I made a smoked porter using about 20% cherry smoked malt in my early days... Smoke was nearly overpowering when the beer was fresh, but it mellowed with age. I would say, using rauchmalt, which has a lower smoke character, 15-20% should serve you pretty well. If you're going to make this a high-gravity beer that will be aged, go higher. I have heard, however, of RauchBier styles being brewed with 100% rauchmalt...
 
I just used 25% Beechwood smoked malt in a 1.064 Porter. I took a sample at 3 days, and am very disapointed. I didn't notice any smoke character.
 
Cherry-smoked malt is pretty potent. I made a gold-medal-winning Rauchbier using 15% each cherry-smoked malt, Vienna, and Pils, 45% Munich, 4% Caramunich and 2% melanoidin malt. It was plenty smoky for me.

A few years ago I made a smoked porter kit recipe which included only 1lb of what I believe was also cherry-smoked malt, and it was nice and smoky as well.

The German beechwood smoked stuff isn't nearly as intense, from what I gather.

One other factor to consider is that folks seem to have a fair amount of variability with the Briess cherry-smoked malt; its smokiness varies quite a bit depending on its freshness. When a fellow club member re-brewed his Best of Show smoked helles a few months later, it wasn't nearly as smoky as the first time around, which he attributes to the freshness of the malt.
 
I'm trying to build a rauchbier ale style recipe and I'm trying to figure out how much smoked Malt to use. Some recipes I'm seeing 50%+ of the grain bill being Rauch malt. And most of the other smoked beer recipes being around 15-20% . Essentially I want to build a smoked porter using German ingredients. I want the smoke to be very present and upfront but not over powering so you can't taste the other complexities of the beer

I made a smoked porter last year using 40% cherrywood smoked malt. The smoke was very evident, but it has a sweetness that really blended nicely into a robust porter. Some people thought it was overwhelming, but it was exactly what I was going for and I loved it. On the other hand, i made an imperial porter using 20% smoked (10% Beech/10% cherry). It was much less evident and blended in a little more. The smoke is definitely there, but you just have to look a little harder.
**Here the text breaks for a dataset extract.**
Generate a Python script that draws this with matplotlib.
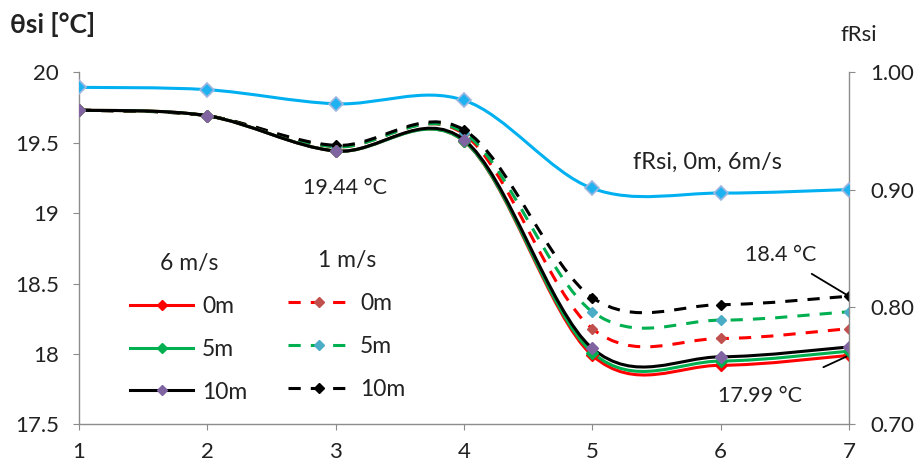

If you want a lot of smoke character, I would go with the cherry smoked malt. I don't have direct experience with the Rauchmalt, but the cherry came through very well for me. Just made an oatmeal stout using about 12% cherry smoked malt, and its quite subtle. (PM if interested in above recipes - happy to share)

In a rauchbier, I would shoot for 30-40% if you want it to be really noticeable. It will mellow with age, so if you like smoke, go even higher. I love smoked beers; will probably do a SMaSH with it one day. :) Good luck!